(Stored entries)
┄┄┄┄┄┄┄┄┄┄

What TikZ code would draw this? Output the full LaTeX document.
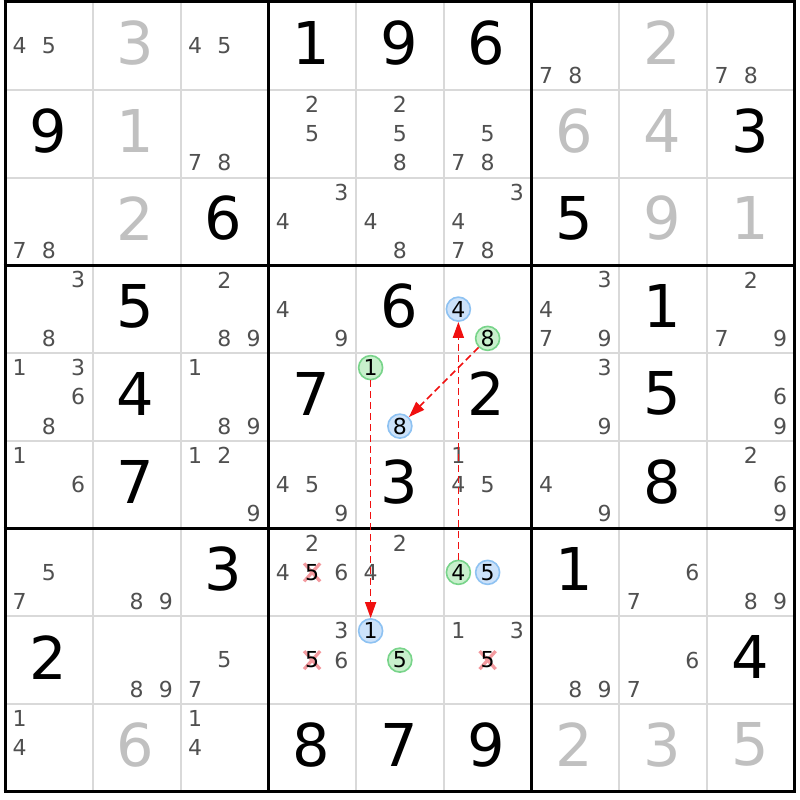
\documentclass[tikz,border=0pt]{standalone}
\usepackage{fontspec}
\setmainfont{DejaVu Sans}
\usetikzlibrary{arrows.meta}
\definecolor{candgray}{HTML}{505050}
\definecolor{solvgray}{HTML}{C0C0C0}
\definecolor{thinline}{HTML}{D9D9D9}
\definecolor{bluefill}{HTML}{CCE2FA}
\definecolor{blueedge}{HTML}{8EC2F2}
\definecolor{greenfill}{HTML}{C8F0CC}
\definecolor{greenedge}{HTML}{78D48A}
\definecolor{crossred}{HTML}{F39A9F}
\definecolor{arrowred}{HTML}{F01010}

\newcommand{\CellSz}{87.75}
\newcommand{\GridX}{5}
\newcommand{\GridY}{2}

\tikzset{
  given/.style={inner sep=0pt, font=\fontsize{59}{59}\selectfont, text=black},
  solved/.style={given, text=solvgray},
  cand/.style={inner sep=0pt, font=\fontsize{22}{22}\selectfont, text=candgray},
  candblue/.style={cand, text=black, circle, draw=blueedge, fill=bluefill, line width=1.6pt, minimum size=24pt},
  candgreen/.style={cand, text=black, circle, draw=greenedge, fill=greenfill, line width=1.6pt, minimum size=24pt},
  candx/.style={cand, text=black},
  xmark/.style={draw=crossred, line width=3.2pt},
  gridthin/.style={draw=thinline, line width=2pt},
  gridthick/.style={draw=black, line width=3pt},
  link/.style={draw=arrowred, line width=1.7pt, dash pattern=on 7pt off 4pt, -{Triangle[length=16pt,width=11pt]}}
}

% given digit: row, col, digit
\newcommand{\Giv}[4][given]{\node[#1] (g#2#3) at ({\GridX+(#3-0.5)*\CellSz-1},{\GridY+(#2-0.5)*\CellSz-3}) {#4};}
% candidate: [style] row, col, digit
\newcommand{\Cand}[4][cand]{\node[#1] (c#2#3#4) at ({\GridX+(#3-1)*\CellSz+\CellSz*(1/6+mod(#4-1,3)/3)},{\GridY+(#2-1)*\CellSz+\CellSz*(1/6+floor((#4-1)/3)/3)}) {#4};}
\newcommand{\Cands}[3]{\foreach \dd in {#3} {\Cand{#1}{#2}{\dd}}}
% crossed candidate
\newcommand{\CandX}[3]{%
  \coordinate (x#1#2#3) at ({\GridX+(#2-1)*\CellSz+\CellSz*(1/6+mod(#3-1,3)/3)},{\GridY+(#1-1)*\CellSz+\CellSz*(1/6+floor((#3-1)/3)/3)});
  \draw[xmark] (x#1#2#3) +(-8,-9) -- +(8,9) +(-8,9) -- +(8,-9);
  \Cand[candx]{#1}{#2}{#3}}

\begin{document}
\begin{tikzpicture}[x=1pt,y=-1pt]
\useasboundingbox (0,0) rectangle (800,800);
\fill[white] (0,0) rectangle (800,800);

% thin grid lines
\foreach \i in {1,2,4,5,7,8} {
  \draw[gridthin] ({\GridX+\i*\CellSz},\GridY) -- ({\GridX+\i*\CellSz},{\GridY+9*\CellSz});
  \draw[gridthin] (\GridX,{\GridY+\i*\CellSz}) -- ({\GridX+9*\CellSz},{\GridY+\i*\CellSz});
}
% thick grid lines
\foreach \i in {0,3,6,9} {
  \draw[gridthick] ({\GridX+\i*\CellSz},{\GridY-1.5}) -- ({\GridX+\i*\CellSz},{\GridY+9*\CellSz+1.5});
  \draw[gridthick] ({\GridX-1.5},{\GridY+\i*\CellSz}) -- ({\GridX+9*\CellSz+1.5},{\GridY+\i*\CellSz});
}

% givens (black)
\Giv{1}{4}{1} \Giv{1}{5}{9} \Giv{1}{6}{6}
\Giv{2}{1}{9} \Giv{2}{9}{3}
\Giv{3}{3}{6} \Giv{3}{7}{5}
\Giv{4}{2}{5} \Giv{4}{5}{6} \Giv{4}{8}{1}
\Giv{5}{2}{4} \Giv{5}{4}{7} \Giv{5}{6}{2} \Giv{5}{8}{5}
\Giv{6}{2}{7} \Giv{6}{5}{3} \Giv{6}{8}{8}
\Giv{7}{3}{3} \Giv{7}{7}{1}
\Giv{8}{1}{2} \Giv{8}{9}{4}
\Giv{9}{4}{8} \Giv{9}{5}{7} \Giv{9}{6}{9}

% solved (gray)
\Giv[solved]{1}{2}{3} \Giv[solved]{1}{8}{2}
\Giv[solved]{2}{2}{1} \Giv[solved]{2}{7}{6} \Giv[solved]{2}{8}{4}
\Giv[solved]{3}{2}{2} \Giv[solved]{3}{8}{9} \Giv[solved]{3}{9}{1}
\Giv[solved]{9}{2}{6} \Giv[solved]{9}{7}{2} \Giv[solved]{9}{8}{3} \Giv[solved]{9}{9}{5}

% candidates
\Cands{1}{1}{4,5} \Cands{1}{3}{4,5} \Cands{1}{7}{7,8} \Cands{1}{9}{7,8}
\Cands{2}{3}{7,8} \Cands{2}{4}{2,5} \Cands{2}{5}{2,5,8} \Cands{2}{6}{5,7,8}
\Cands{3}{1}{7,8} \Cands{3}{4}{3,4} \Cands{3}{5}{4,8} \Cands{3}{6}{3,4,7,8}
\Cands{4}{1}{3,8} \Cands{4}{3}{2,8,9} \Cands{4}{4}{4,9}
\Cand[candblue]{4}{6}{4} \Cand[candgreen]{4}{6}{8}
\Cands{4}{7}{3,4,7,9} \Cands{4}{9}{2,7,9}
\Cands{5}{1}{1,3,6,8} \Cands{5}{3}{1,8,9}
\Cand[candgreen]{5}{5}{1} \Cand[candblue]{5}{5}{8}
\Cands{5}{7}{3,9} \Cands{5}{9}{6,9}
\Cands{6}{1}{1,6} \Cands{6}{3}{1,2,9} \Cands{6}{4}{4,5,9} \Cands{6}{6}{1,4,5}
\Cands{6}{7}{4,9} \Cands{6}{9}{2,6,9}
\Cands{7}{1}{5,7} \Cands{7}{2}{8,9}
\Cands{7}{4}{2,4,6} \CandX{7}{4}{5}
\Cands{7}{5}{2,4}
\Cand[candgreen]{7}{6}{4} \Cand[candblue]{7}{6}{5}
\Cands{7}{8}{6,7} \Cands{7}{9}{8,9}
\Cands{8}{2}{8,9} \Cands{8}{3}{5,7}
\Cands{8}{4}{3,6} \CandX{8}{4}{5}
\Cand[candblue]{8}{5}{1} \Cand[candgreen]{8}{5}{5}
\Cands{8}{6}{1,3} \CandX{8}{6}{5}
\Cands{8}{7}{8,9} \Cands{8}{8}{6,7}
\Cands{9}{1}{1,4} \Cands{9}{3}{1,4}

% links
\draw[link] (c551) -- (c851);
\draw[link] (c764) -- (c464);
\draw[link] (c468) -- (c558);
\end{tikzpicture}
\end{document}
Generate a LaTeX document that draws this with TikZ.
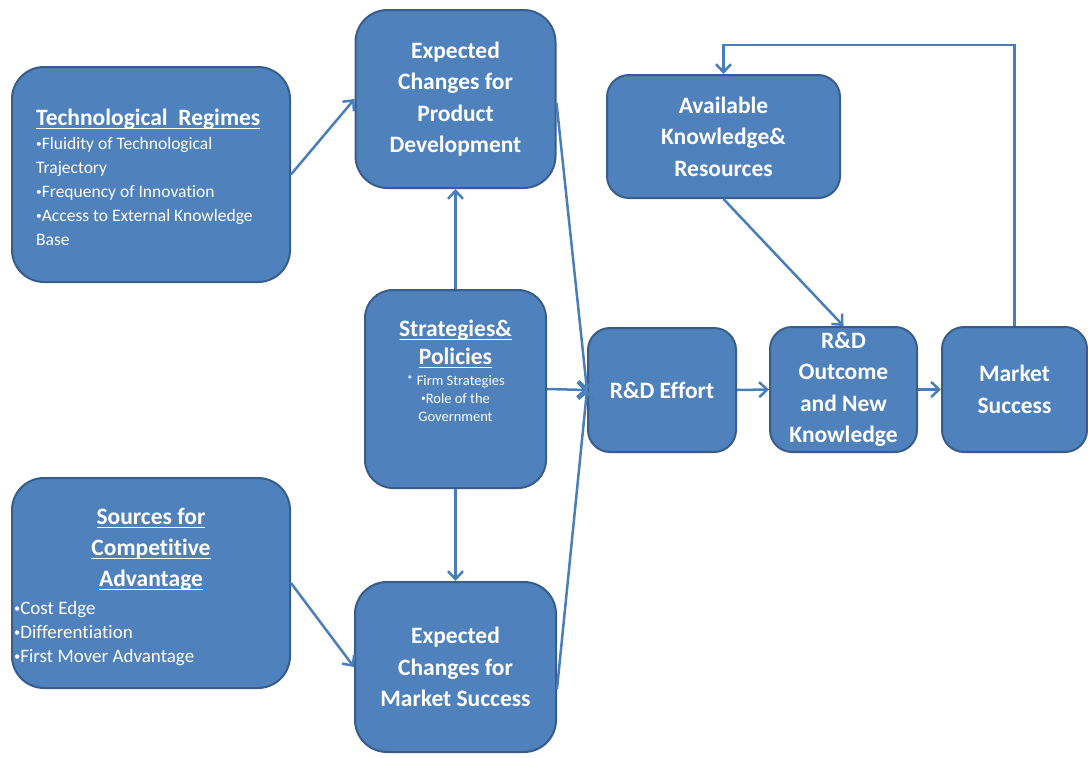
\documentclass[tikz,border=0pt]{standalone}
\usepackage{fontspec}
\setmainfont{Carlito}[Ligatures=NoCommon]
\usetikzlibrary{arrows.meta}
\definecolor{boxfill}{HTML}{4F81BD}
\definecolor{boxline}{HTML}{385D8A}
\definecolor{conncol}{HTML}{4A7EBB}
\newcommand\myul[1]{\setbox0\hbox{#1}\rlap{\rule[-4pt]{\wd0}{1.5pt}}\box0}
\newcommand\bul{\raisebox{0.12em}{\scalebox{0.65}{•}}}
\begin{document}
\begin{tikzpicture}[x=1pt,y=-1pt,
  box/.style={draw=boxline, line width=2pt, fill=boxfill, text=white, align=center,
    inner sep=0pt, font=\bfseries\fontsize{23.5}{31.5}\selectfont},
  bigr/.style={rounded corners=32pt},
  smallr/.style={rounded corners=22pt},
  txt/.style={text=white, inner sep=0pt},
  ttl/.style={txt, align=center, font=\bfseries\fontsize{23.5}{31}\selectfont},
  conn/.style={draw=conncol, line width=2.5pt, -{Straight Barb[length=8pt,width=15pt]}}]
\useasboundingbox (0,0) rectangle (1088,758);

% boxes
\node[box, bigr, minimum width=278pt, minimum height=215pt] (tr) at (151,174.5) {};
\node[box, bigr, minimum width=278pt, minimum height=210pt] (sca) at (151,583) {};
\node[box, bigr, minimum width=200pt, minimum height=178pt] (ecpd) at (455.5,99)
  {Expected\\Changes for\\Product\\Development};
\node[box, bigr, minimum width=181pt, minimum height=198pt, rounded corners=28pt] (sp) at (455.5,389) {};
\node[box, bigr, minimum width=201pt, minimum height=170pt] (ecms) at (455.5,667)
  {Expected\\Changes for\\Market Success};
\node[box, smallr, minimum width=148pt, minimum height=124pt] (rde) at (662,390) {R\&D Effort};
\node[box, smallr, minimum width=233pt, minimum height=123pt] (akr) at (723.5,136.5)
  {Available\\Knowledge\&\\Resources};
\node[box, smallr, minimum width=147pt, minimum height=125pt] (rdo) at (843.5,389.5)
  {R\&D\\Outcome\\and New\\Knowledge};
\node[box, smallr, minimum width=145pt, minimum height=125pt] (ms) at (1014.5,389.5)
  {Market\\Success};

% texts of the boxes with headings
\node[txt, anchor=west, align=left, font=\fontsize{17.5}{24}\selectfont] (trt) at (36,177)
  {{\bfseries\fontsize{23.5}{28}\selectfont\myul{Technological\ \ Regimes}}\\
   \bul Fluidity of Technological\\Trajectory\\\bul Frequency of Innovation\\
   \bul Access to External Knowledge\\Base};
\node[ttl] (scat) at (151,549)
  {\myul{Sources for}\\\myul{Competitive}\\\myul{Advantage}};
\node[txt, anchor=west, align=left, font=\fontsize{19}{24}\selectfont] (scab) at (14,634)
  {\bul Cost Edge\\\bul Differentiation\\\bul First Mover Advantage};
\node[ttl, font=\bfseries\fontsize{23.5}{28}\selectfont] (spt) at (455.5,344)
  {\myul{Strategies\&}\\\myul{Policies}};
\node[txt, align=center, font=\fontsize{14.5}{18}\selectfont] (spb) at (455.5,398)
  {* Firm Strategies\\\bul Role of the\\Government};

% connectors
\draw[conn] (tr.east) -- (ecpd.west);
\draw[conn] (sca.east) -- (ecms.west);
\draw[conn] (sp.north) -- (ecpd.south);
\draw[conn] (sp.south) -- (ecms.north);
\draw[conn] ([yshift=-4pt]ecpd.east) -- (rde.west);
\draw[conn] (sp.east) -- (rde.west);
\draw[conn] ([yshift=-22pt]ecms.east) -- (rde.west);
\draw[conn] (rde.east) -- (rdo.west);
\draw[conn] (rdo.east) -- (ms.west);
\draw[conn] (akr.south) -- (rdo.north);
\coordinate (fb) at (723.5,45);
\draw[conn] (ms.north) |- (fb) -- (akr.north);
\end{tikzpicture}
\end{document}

┄┄┄┄┄┄┄┄┄┄

## [Aim]
Start at the line with "Generate a LaTeX", stop at the line with "(0,0) rectangle (1088,758);", both lines included, and repeat that span exactly without its pictures.

## [Written reply]
Generate a LaTeX document that draws this with TikZ.
\documentclass[tikz,border=0pt]{standalone}
\usepackage{fontspec}
\setmainfont{Carlito}[Ligatures=NoCommon]
\usetikzlibrary{arrows.meta}
\definecolor{boxfill}{HTML}{4F81BD}
\definecolor{boxline}{HTML}{385D8A}
\definecolor{conncol}{HTML}{4A7EBB}
\newcommand\myul[1]{\setbox0\hbox{#1}\rlap{\rule[-4pt]{\wd0}{1.5pt}}\box0}
\newcommand\bul{\raisebox{0.12em}{\scalebox{0.65}{•}}}
\begin{document}
\begin{tikzpicture}[x=1pt,y=-1pt,
  box/.style={draw=boxline, line width=2pt, fill=boxfill, text=white, align=center,
    inner sep=0pt, font=\bfseries\fontsize{23.5}{31.5}\selectfont},
  bigr/.style={rounded corners=32pt},
  smallr/.style={rounded corners=22pt},
  txt/.style={text=white, inner sep=0pt},
  ttl/.style={txt, align=center, font=\bfseries\fontsize{23.5}{31}\selectfont},
  conn/.style={draw=conncol, line width=2.5pt, -{Straight Barb[length=8pt,width=15pt]}}]
\useasboundingbox (0,0) rectangle (1088,758);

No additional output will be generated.